◆ Directions for this task: Please transcribe the data below exactly. Leave the pictures out.

◆ Data lines:
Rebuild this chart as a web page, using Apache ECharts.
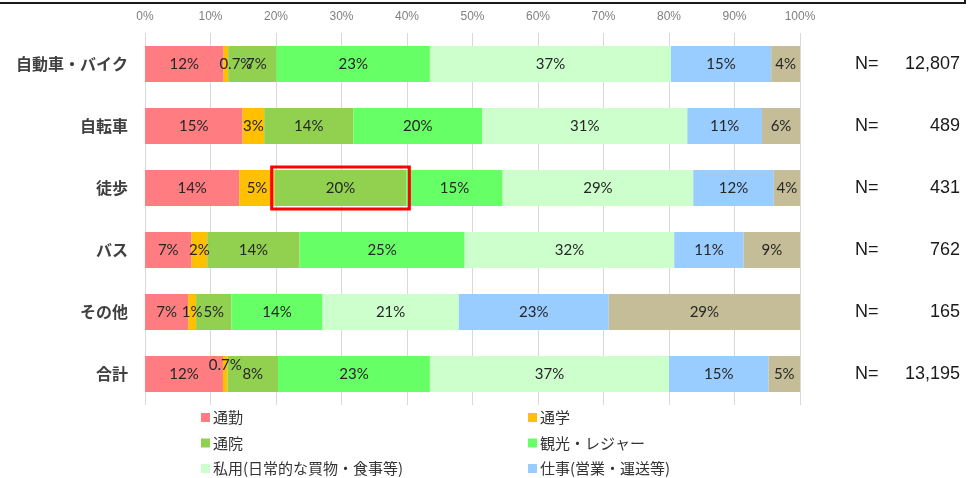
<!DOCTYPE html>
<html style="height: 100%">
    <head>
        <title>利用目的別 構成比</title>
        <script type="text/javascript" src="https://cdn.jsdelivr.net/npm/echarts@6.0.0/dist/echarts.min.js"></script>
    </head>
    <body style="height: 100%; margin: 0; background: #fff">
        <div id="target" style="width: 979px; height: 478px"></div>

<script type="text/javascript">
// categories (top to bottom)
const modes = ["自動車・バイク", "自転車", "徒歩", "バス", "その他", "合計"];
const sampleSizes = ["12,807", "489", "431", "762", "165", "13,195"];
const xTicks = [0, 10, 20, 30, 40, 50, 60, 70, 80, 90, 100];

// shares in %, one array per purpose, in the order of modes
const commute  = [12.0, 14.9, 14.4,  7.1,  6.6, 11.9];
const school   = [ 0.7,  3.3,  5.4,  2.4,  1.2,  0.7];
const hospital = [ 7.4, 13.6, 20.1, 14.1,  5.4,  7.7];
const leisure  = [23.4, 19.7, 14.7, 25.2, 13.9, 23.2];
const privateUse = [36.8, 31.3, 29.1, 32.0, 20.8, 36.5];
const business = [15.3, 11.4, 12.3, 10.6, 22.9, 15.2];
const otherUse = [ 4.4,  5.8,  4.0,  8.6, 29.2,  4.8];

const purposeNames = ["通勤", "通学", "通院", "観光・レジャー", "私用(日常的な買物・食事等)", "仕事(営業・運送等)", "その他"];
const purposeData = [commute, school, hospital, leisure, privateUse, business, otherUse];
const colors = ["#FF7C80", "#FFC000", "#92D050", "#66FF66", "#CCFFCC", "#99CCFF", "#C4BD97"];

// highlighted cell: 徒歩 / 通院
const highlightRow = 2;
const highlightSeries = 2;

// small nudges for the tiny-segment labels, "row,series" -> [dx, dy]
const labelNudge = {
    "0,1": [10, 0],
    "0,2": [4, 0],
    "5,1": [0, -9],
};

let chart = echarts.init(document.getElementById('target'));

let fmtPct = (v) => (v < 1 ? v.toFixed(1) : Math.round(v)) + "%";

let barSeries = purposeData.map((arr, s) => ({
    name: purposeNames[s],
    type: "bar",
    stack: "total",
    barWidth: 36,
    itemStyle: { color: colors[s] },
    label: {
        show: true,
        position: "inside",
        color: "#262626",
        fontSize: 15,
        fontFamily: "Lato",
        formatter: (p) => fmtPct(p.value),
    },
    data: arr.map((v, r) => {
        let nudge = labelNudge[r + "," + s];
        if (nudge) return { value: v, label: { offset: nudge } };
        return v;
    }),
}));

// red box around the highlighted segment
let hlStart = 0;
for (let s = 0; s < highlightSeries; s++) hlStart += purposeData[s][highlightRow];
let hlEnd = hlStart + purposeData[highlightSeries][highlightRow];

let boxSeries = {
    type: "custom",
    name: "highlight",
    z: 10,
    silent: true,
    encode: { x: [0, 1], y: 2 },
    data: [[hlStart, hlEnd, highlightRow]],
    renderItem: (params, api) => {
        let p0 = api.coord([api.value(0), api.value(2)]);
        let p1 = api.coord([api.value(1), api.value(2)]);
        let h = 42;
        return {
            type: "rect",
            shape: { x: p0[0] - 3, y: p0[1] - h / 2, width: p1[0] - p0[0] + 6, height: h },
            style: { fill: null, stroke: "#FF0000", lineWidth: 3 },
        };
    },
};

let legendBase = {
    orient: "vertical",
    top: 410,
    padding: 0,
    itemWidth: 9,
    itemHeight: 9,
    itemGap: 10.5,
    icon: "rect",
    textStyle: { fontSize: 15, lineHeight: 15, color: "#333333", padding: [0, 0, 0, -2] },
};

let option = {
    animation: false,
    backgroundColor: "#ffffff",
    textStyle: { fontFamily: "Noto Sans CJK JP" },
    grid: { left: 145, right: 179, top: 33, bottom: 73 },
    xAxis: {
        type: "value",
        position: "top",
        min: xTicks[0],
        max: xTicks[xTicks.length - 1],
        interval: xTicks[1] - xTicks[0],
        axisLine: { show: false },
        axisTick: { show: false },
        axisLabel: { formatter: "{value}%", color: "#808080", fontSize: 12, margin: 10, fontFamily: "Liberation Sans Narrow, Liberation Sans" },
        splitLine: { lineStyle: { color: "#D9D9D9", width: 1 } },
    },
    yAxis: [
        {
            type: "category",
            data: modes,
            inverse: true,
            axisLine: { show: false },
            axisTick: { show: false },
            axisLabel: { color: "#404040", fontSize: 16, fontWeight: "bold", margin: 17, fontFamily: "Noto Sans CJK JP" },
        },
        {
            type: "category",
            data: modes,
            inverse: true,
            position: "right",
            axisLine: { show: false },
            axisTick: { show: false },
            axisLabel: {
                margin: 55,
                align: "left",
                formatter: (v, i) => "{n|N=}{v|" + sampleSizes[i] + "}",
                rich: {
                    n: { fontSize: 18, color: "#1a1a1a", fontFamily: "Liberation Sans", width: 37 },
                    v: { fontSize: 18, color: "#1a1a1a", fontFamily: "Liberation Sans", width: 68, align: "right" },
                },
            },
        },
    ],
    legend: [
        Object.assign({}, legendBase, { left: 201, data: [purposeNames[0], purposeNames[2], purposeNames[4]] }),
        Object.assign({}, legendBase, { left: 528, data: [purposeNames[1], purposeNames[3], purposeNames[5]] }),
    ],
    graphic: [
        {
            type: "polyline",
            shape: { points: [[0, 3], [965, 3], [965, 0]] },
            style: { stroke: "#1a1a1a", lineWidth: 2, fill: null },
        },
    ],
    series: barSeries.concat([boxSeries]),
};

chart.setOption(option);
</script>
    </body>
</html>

◆ Output for this task:
Rebuild this chart as a web page, using Apache ECharts.
<!DOCTYPE html>
<html style="height: 100%">
    <head>
        <title>利用目的別 構成比</title>
        <script type="text/javascript" src="https://cdn.jsdelivr.net/npm/echarts@6.0.0/dist/echarts.min.js"></script>
    </head>
    <body style="height: 100%; margin: 0; background: #fff">
        <div id="target" style="width: 979px; height: 478px"></div>

<script type="text/javascript">
// categories (top to bottom)
const modes = ["自動車・バイク", "自転車", "徒歩", "バス", "その他", "合計"];
const sampleSizes = ["12,807", "489", "431", "762", "165", "13,195"];
const xTicks = [0, 10, 20, 30, 40, 50, 60, 70, 80, 90, 100];

// shares in %, one array per purpose, in the order of modes
const commute  = [12.0, 14.9, 14.4,  7.1,  6.6, 11.9];
const school   = [ 0.7,  3.3,  5.4,  2.4,  1.2,  0.7];
const hospital = [ 7.4, 13.6, 20.1, 14.1,  5.4,  7.7];
const leisure  = [23.4, 19.7, 14.7, 25.2, 13.9, 23.2];
const privateUse = [36.8, 31.3, 29.1, 32.0, 20.8, 36.5];
const business = [15.3, 11.4, 12.3, 10.6, 22.9, 15.2];
const otherUse = [ 4.4,  5.8,  4.0,  8.6, 29.2,  4.8];

const purposeNames = ["通勤", "通学", "通院", "観光・レジャー", "私用(日常的な買物・食事等)", "仕事(営業・運送等)", "その他"];
const purposeData = [commute, school, hospital, leisure, privateUse, business, otherUse];
const colors = ["#FF7C80", "#FFC000", "#92D050", "#66FF66", "#CCFFCC", "#99CCFF", "#C4BD97"];

// highlighted cell: 徒歩 / 通院
const highlightRow = 2;
const highlightSeries = 2;

// small nudges for the tiny-segment labels, "row,series" -> [dx, dy]
const labelNudge = {
    "0,1": [10, 0],
    "0,2": [4, 0],
    "5,1": [0, -9],
};

let chart = echarts.init(document.getElementById('target'));

let fmtPct = (v) => (v < 1 ? v.toFixed(1) : Math.round(v)) + "%";

let barSeries = purposeData.map((arr, s) => ({
    name: purposeNames[s],
    type: "bar",
    stack: "total",
    barWidth: 36,
    itemStyle: { color: colors[s] },
    label: {
        show: true,
        position: "inside",
        color: "#262626",
        fontSize: 15,
        fontFamily: "Lato",
        formatter: (p) => fmtPct(p.value),
    },
    data: arr.map((v, r) => {
        let nudge = labelNudge[r + "," + s];
        if (nudge) return { value: v, label: { offset: nudge } };
        return v;
    }),
}));

// red box around the highlighted segment
let hlStart = 0;
for (let s = 0; s < highlightSeries; s++) hlStart += purposeData[s][highlightRow];
let hlEnd = hlStart + purposeData[highlightSeries][highlightRow];

let boxSeries = {
    type: "custom",
    name: "highlight",
    z: 10,
    silent: true,
    encode: { x: [0, 1], y: 2 },
    data: [[hlStart, hlEnd, highlightRow]],
    renderItem: (params, api) => {
        let p0 = api.coord([api.value(0), api.value(2)]);
        let p1 = api.coord([api.value(1), api.value(2)]);
        let h = 42;
        return {
            type: "rect",
            shape: { x: p0[0] - 3, y: p0[1] - h / 2, width: p1[0] - p0[0] + 6, height: h },
            style: { fill: null, stroke: "#FF0000", lineWidth: 3 },
        };
    },
};

let legendBase = {
    orient: "vertical",
    top: 410,
    padding: 0,
    itemWidth: 9,
    itemHeight: 9,
    itemGap: 10.5,
    icon: "rect",
    textStyle: { fontSize: 15, lineHeight: 15, color: "#333333", padding: [0, 0, 0, -2] },
};

let option = {
    animation: false,
    backgroundColor: "#ffffff",
    textStyle: { fontFamily: "Noto Sans CJK JP" },
    grid: { left: 145, right: 179, top: 33, bottom: 73 },
    xAxis: {
        type: "value",
        position: "top",
        min: xTicks[0],
        max: xTicks[xTicks.length - 1],
        interval: xTicks[1] - xTicks[0],
        axisLine: { show: false },
        axisTick: { show: false },
        axisLabel: { formatter: "{value}%", color: "#808080", fontSize: 12, margin: 10, fontFamily: "Liberation Sans Narrow, Liberation Sans" },
        splitLine: { lineStyle: { color: "#D9D9D9", width: 1 } },
    },
    yAxis: [
        {
            type: "category",
            data: modes,
            inverse: true,
            axisLine: { show: false },
            axisTick: { show: false },
            axisLabel: { color: "#404040", fontSize: 16, fontWeight: "bold", margin: 17, fontFamily: "Noto Sans CJK JP" },
        },
        {
            type: "category",
            data: modes,
            inverse: true,
            position: "right",
            axisLine: { show: false },
            axisTick: { show: false },
            axisLabel: {
                margin: 55,
                align: "left",
                formatter: (v, i) => "{n|N=}{v|" + sampleSizes[i] + "}",
                rich: {
                    n: { fontSize: 18, color: "#1a1a1a", fontFamily: "Liberation Sans", width: 37 },
                    v: { fontSize: 18, color: "#1a1a1a", fontFamily: "Liberation Sans", width: 68, align: "right" },
                },
            },
        },
    ],
    legend: [
        Object.assign({}, legendBase, { left: 201, data: [purposeNames[0], purposeNames[2], purposeNames[4]] }),
        Object.assign({}, legendBase, { left: 528, data: [purposeNames[1], purposeNames[3], purposeNames[5]] }),
    ],
    graphic: [
        {
            type: "polyline",
            shape: { points: [[0, 3], [965, 3], [965, 0]] },
            style: { stroke: "#1a1a1a", lineWidth: 2, fill: null },
        },
    ],
    series: barSeries.concat([boxSeries]),
};

chart.setOption(option);
</script>
    </body>
</html>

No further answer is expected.